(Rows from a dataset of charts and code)
START

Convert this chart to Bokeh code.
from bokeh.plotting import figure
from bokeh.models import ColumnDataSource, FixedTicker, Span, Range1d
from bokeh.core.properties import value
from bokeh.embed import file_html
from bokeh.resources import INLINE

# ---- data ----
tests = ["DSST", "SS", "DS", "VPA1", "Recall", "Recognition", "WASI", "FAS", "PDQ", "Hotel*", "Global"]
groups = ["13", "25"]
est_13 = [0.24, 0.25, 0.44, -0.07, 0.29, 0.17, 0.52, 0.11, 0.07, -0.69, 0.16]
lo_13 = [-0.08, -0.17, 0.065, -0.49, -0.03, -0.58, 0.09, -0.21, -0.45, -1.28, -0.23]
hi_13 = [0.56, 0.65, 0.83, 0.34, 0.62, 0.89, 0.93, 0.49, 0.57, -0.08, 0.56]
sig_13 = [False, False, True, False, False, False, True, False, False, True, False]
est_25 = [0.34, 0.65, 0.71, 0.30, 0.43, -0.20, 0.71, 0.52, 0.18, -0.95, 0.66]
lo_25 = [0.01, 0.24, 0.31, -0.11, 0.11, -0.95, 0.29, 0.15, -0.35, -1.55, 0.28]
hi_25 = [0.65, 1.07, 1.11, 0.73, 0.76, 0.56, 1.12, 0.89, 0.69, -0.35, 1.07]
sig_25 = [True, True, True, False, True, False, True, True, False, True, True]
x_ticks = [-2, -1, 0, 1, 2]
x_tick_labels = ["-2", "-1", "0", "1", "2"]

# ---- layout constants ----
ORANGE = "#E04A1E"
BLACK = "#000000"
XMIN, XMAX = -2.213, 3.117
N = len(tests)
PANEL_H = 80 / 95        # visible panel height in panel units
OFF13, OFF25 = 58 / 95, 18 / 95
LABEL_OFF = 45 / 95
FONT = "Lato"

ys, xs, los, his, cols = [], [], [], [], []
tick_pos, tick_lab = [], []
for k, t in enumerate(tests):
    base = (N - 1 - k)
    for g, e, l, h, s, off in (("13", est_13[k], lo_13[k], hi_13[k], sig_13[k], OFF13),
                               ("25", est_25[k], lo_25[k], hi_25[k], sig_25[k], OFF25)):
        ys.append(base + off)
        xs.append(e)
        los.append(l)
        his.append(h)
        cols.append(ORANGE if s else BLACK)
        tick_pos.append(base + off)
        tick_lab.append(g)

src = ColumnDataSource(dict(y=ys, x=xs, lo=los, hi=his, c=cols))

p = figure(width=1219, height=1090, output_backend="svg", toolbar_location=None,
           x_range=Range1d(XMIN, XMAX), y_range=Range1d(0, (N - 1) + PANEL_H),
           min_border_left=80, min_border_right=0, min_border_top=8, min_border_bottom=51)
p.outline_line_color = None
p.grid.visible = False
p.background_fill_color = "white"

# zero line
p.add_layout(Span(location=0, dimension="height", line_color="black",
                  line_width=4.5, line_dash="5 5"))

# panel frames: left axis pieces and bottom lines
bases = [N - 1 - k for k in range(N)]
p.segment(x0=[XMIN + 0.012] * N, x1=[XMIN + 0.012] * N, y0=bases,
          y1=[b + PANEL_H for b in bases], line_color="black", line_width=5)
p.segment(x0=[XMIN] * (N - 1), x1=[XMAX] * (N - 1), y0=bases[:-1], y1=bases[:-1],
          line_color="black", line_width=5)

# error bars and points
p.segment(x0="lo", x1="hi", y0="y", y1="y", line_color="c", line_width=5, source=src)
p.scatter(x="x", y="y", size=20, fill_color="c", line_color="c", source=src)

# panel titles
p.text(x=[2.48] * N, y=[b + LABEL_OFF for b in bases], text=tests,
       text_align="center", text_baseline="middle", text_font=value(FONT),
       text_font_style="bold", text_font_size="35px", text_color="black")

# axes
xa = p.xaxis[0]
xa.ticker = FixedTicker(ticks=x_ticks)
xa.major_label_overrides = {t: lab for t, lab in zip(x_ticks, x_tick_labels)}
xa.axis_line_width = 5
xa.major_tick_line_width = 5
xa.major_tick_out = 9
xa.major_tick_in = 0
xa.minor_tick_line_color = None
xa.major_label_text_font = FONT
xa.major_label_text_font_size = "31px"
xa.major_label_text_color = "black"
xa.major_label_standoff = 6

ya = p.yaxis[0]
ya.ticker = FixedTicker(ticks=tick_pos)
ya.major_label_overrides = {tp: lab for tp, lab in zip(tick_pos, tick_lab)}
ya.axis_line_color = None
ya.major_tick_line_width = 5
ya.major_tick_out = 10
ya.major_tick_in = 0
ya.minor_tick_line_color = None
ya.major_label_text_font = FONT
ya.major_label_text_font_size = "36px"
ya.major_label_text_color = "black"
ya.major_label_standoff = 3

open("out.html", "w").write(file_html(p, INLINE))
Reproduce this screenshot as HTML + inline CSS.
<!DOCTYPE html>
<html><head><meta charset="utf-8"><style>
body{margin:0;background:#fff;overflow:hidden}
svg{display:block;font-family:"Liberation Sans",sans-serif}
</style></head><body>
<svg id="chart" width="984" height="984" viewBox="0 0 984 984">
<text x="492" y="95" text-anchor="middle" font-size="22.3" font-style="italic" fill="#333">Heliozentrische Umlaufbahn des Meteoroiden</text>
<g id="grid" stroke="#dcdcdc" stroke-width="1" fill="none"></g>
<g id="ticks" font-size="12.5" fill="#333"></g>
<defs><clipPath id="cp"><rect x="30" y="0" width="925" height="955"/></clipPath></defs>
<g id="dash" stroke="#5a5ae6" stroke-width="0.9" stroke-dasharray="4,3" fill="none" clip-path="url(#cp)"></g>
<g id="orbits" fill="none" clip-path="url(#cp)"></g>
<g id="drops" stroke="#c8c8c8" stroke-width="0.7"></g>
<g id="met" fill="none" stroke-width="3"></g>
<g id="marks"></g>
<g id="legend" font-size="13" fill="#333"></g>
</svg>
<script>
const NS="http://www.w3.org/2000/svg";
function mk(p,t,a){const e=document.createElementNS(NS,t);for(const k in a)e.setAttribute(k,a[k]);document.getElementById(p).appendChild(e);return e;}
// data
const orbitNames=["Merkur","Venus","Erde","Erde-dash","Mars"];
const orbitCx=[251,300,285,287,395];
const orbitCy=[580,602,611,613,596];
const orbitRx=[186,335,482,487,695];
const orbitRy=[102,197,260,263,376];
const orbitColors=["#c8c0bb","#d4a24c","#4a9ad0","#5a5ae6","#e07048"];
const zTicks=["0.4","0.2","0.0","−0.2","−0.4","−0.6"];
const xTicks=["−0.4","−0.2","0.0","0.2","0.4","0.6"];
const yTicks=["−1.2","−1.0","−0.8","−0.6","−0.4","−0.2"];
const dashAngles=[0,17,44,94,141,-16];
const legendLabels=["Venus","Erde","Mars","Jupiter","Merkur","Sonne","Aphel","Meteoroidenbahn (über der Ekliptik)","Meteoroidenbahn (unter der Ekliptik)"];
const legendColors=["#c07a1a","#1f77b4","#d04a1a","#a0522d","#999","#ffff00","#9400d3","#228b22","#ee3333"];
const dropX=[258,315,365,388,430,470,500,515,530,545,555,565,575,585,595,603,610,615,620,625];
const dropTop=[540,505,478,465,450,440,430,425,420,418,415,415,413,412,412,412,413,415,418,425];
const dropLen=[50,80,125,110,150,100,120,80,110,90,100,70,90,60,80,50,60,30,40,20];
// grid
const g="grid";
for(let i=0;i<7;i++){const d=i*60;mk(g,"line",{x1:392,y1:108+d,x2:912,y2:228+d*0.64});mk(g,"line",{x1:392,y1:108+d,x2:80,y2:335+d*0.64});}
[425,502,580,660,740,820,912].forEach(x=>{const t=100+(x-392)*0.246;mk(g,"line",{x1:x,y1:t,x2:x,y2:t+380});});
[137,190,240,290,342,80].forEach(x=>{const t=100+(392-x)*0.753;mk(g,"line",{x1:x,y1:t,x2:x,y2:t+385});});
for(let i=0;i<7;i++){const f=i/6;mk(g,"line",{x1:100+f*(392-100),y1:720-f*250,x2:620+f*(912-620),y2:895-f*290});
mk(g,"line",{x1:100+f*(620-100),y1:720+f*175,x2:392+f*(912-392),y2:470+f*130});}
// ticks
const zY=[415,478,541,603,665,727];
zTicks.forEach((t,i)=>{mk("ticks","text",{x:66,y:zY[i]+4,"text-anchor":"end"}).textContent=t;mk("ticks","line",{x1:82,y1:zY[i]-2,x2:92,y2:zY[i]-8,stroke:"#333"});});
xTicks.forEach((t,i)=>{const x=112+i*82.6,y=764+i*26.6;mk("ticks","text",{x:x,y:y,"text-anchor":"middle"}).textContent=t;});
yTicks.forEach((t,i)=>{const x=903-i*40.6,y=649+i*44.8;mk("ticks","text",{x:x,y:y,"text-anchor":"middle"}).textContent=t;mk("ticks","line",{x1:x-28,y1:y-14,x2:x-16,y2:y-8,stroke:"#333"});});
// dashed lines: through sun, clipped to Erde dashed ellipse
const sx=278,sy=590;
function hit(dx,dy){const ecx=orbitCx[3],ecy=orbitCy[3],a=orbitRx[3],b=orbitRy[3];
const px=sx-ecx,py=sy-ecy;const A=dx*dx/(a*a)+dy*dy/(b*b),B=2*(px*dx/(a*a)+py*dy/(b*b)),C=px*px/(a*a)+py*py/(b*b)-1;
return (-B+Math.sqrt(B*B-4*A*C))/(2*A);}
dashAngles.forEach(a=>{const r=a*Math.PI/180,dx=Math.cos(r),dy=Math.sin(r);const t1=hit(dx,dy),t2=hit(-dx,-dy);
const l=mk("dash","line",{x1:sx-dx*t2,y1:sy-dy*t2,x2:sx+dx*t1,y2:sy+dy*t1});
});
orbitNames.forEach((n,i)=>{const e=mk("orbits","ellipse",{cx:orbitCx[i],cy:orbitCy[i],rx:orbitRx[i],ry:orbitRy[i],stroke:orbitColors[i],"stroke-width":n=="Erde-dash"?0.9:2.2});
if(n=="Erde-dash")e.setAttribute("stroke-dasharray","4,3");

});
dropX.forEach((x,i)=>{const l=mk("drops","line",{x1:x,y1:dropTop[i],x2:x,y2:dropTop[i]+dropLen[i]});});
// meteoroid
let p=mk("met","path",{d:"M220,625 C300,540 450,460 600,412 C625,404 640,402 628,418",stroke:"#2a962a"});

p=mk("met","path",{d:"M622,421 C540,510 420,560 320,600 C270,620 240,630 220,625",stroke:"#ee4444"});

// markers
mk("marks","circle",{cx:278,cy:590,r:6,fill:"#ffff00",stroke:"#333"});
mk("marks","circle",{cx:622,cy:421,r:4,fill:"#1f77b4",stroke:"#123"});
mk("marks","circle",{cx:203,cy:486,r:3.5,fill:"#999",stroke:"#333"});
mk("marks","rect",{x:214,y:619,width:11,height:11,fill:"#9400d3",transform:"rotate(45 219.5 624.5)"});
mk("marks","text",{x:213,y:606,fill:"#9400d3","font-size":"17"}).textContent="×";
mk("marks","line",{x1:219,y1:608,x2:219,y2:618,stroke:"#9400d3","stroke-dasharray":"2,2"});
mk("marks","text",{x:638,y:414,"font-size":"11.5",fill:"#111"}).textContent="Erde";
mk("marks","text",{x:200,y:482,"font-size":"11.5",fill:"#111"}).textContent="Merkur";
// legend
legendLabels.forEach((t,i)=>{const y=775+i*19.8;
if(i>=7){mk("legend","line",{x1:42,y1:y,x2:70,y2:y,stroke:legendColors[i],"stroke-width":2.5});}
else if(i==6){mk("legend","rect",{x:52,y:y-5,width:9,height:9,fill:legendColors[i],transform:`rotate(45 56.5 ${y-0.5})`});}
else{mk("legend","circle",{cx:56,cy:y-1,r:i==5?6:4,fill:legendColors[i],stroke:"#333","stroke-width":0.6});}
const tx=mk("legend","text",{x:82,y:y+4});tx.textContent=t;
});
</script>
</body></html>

END

— TASK GOAL —
Across the data, tally the lines containing "this" and give back the number alone.

— THE OUTPUT —
2